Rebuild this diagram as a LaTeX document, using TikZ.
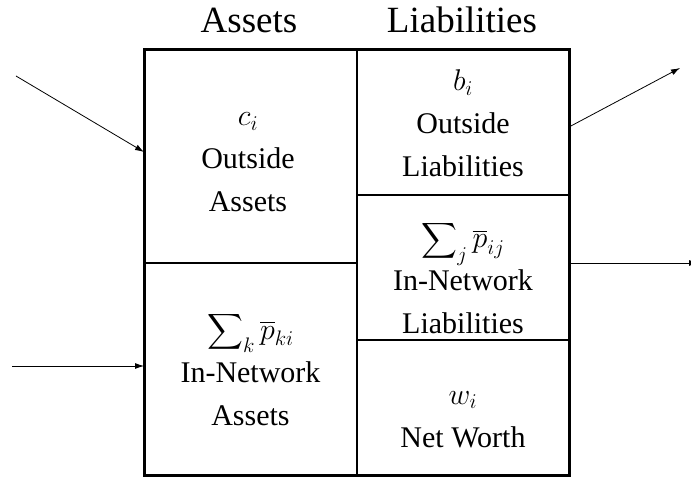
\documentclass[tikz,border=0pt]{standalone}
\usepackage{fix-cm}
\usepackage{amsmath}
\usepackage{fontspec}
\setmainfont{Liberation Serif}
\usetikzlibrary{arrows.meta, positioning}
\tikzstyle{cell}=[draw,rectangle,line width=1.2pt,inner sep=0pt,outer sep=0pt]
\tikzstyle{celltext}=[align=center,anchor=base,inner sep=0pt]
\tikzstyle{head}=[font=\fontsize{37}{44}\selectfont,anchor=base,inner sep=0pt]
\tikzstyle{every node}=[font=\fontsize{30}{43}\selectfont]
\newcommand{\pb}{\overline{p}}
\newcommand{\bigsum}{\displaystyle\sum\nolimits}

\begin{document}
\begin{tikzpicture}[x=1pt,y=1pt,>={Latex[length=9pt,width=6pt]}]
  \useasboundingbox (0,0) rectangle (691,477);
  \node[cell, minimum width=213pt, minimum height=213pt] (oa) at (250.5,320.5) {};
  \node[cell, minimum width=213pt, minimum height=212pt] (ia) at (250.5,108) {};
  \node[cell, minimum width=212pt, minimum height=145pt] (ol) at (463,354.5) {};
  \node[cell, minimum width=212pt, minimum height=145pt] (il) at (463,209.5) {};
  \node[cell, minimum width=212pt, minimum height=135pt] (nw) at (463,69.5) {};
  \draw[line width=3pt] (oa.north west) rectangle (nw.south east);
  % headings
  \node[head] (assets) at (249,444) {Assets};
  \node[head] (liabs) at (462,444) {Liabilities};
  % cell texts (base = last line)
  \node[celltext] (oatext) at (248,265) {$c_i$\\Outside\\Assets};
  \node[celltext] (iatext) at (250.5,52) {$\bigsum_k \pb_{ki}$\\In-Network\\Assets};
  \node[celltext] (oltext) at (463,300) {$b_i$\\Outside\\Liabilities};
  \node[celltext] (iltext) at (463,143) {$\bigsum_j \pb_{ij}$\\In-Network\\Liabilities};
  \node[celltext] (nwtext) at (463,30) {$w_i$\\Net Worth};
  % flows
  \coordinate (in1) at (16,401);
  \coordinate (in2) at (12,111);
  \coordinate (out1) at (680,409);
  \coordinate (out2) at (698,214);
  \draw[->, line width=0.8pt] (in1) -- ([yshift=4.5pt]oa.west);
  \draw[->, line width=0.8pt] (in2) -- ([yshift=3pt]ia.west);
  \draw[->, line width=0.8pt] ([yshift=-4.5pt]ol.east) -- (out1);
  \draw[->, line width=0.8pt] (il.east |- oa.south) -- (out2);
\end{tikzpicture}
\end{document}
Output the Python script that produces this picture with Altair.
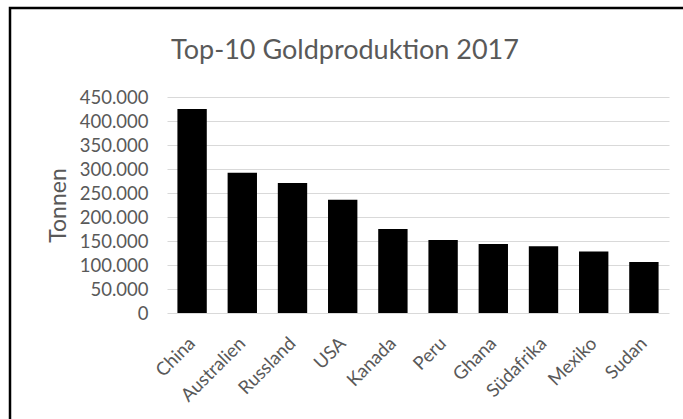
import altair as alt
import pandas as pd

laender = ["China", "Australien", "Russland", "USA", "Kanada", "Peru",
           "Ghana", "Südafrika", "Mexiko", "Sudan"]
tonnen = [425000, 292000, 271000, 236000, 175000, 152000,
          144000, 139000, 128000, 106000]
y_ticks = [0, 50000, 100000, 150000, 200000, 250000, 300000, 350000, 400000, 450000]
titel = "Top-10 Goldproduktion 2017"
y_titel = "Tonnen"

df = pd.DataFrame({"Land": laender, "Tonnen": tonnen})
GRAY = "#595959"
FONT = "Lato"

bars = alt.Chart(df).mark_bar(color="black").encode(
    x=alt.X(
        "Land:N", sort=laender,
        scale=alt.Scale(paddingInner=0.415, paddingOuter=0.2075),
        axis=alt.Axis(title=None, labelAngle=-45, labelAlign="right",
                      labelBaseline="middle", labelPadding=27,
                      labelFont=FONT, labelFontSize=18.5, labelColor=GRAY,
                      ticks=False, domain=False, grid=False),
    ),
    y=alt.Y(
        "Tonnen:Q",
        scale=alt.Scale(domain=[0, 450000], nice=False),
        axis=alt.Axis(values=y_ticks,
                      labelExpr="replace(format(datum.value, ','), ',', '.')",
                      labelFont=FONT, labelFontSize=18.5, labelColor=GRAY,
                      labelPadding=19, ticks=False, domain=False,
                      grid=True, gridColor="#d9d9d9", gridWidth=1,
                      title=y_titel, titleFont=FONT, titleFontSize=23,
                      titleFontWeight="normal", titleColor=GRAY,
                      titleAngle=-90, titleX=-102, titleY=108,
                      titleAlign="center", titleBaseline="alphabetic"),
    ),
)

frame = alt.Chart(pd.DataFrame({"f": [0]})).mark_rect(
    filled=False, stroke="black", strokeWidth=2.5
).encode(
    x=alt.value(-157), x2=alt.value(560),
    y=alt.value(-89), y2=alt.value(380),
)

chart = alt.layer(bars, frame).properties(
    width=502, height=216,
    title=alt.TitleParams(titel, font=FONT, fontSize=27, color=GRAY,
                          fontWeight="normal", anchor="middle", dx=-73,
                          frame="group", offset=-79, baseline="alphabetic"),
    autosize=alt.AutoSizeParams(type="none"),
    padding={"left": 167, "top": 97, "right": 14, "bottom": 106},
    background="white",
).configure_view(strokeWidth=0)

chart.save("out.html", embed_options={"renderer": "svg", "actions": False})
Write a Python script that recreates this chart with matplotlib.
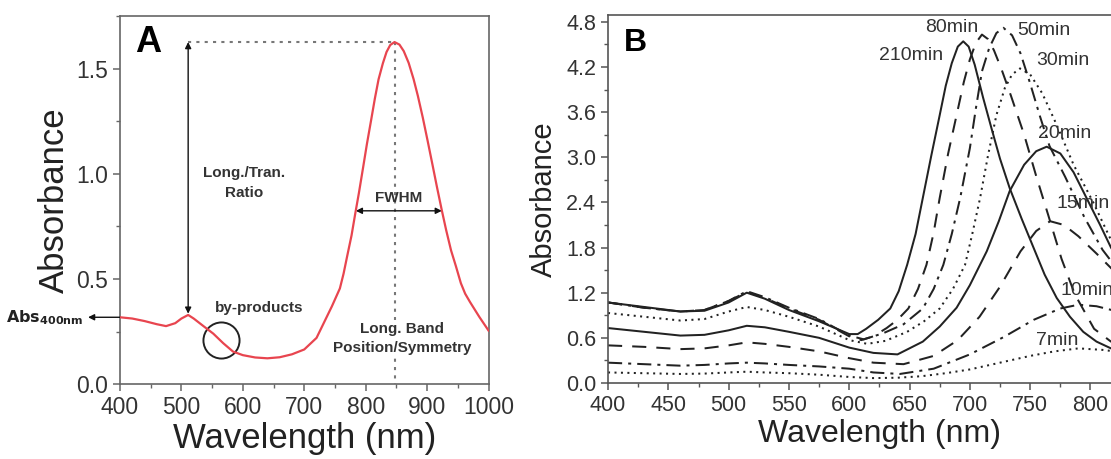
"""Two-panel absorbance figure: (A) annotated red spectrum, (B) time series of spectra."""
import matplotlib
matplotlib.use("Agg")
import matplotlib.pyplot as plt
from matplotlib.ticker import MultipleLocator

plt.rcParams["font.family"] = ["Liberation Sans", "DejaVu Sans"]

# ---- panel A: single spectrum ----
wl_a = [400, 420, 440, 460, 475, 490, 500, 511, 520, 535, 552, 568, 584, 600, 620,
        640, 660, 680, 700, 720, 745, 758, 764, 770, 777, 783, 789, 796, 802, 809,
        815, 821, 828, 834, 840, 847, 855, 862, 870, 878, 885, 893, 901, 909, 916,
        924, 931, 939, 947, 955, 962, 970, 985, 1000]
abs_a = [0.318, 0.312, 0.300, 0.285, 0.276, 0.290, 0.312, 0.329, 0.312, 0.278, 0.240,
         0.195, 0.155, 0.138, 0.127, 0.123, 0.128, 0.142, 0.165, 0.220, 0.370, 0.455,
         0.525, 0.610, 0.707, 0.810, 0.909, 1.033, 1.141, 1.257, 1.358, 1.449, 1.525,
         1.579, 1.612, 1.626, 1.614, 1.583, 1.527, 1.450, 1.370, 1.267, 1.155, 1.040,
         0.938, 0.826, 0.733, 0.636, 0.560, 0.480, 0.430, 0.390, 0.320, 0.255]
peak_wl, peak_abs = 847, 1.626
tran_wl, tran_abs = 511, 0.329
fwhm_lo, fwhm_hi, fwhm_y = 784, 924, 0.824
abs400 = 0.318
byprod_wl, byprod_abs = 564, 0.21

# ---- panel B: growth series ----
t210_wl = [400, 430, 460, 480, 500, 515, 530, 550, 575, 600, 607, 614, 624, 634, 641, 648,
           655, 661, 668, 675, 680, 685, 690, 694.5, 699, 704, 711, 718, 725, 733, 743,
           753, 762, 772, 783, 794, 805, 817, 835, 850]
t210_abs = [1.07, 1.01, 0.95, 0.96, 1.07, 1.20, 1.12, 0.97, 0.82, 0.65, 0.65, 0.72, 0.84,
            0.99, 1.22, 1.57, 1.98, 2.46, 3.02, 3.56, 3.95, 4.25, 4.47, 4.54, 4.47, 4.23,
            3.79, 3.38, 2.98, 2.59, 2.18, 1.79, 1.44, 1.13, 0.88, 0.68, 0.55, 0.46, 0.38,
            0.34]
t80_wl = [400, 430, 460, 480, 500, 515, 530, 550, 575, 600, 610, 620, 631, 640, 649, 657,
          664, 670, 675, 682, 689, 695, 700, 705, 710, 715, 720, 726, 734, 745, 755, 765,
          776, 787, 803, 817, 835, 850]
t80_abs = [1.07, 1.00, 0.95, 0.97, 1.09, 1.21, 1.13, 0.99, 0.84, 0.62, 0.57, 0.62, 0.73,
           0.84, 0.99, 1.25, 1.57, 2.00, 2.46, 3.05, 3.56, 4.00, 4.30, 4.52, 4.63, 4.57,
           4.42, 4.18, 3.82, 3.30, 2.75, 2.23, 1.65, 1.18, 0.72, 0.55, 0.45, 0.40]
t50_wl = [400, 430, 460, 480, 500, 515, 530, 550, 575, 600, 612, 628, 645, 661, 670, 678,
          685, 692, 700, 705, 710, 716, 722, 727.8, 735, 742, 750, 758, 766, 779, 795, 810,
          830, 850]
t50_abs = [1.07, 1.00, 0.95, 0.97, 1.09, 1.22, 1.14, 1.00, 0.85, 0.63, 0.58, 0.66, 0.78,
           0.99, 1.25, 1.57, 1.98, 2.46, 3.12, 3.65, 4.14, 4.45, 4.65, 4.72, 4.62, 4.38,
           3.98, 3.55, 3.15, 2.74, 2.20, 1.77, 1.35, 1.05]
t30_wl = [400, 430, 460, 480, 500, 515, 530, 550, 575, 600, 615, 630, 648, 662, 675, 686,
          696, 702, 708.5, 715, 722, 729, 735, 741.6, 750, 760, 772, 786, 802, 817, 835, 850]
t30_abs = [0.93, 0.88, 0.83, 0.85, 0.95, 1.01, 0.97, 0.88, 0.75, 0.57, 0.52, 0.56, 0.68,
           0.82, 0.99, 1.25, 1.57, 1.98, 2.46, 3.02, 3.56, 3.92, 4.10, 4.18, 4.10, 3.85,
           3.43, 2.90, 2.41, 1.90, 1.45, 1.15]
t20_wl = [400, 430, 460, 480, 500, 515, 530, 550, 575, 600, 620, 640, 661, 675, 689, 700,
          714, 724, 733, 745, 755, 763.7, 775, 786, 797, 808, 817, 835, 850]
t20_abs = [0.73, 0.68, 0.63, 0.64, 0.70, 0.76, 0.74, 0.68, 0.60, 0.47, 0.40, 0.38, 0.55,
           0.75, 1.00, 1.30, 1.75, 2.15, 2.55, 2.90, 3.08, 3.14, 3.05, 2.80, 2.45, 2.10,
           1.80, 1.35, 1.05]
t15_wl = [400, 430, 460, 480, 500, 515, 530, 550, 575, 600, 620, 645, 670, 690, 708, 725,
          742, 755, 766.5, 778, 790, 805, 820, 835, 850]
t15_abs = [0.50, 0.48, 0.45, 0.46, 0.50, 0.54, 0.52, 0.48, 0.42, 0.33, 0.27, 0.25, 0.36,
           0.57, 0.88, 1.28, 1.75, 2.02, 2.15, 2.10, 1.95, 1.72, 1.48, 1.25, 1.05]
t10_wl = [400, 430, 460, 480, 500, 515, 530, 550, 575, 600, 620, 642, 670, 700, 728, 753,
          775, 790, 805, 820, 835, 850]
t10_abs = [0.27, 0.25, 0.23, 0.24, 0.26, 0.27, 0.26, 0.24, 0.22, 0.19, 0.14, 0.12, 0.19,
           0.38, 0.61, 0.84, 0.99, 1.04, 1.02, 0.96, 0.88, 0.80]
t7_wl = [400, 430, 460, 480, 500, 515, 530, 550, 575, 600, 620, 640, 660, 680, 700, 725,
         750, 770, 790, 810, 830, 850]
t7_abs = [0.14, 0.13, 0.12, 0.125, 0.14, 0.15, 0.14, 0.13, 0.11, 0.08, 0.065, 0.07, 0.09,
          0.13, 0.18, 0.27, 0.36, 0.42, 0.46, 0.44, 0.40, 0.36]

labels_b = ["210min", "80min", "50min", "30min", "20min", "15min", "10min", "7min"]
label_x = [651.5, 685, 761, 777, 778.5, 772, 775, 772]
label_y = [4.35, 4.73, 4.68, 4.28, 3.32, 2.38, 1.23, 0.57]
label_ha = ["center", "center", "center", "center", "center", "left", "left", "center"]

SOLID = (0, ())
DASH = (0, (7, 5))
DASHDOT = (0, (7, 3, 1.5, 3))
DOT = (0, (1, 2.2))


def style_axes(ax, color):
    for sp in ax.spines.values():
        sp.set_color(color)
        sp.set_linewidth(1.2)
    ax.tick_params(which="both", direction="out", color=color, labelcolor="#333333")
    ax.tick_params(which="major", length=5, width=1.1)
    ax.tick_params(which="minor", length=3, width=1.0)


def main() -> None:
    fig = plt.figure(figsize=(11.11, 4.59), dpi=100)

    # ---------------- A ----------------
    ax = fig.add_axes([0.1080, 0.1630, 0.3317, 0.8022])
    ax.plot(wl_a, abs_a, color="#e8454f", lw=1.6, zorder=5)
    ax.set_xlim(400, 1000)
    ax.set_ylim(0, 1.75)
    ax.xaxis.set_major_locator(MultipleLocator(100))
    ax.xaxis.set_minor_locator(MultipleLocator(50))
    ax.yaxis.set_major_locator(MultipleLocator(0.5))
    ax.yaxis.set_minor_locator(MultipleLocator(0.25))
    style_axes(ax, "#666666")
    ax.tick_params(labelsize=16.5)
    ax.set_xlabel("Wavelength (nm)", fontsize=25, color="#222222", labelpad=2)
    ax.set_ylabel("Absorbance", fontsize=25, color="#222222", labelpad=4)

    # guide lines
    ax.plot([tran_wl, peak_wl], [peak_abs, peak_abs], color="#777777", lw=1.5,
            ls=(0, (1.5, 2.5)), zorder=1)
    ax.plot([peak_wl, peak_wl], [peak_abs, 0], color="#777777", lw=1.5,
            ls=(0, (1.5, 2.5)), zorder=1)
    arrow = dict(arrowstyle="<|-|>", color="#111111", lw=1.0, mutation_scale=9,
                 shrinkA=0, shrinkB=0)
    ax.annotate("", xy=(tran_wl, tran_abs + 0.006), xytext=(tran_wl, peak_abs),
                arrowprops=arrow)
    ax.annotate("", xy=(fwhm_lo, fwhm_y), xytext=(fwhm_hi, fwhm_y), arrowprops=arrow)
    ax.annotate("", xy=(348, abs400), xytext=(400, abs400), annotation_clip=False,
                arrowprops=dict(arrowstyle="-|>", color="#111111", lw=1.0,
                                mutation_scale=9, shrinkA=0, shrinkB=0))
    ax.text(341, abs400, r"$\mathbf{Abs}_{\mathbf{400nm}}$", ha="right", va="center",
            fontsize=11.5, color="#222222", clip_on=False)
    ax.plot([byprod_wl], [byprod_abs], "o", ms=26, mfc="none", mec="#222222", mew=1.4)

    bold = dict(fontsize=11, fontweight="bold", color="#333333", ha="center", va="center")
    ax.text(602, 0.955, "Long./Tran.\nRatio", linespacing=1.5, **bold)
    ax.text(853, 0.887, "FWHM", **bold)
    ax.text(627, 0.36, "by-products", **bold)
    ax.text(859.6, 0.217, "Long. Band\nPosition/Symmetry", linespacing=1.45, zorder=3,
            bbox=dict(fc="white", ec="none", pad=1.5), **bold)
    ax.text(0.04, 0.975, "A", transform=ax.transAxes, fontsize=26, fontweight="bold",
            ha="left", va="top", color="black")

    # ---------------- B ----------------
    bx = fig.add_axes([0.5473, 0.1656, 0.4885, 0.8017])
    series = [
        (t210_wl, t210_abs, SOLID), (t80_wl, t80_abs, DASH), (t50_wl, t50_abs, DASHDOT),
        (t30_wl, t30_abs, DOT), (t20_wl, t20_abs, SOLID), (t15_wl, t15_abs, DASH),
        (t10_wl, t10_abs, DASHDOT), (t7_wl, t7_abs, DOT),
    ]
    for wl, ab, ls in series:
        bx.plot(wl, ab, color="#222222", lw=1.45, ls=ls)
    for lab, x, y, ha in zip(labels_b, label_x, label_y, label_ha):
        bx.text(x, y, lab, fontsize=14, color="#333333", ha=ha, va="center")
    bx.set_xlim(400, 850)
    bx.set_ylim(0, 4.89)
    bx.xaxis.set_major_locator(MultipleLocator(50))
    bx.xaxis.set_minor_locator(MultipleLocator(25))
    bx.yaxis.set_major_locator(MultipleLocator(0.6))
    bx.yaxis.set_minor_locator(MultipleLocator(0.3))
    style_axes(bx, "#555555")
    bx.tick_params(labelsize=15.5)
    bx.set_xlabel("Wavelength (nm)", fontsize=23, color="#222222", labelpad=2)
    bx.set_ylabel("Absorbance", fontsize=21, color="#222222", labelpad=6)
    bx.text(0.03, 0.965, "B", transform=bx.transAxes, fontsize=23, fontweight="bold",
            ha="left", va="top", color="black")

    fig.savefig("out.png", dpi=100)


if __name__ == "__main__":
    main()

________________________

■ What to produce
Word for word, retype the lines in the entries above that run from the one with "Write a Python" through the one with "byprod_wl, byprod_abs = 564, 0.21". Both ends count; pictures do not.

■ Finished exercise
Write a Python script that recreates this chart with matplotlib.
"""Two-panel absorbance figure: (A) annotated red spectrum, (B) time series of spectra."""
import matplotlib
matplotlib.use("Agg")
import matplotlib.pyplot as plt
from matplotlib.ticker import MultipleLocator

plt.rcParams["font.family"] = ["Liberation Sans", "DejaVu Sans"]

# ---- panel A: single spectrum ----
wl_a = [400, 420, 440, 460, 475, 490, 500, 511, 520, 535, 552, 568, 584, 600, 620,
        640, 660, 680, 700, 720, 745, 758, 764, 770, 777, 783, 789, 796, 802, 809,
        815, 821, 828, 834, 840, 847, 855, 862, 870, 878, 885, 893, 901, 909, 916,
        924, 931, 939, 947, 955, 962, 970, 985, 1000]
abs_a = [0.318, 0.312, 0.300, 0.285, 0.276, 0.290, 0.312, 0.329, 0.312, 0.278, 0.240,
         0.195, 0.155, 0.138, 0.127, 0.123, 0.128, 0.142, 0.165, 0.220, 0.370, 0.455,
         0.525, 0.610, 0.707, 0.810, 0.909, 1.033, 1.141, 1.257, 1.358, 1.449, 1.525,
         1.579, 1.612, 1.626, 1.614, 1.583, 1.527, 1.450, 1.370, 1.267, 1.155, 1.040,
         0.938, 0.826, 0.733, 0.636, 0.560, 0.480, 0.430, 0.390, 0.320, 0.255]
peak_wl, peak_abs = 847, 1.626
tran_wl, tran_abs = 511, 0.329
fwhm_lo, fwhm_hi, fwhm_y = 784, 924, 0.824
abs400 = 0.318
byprod_wl, byprod_abs = 564, 0.21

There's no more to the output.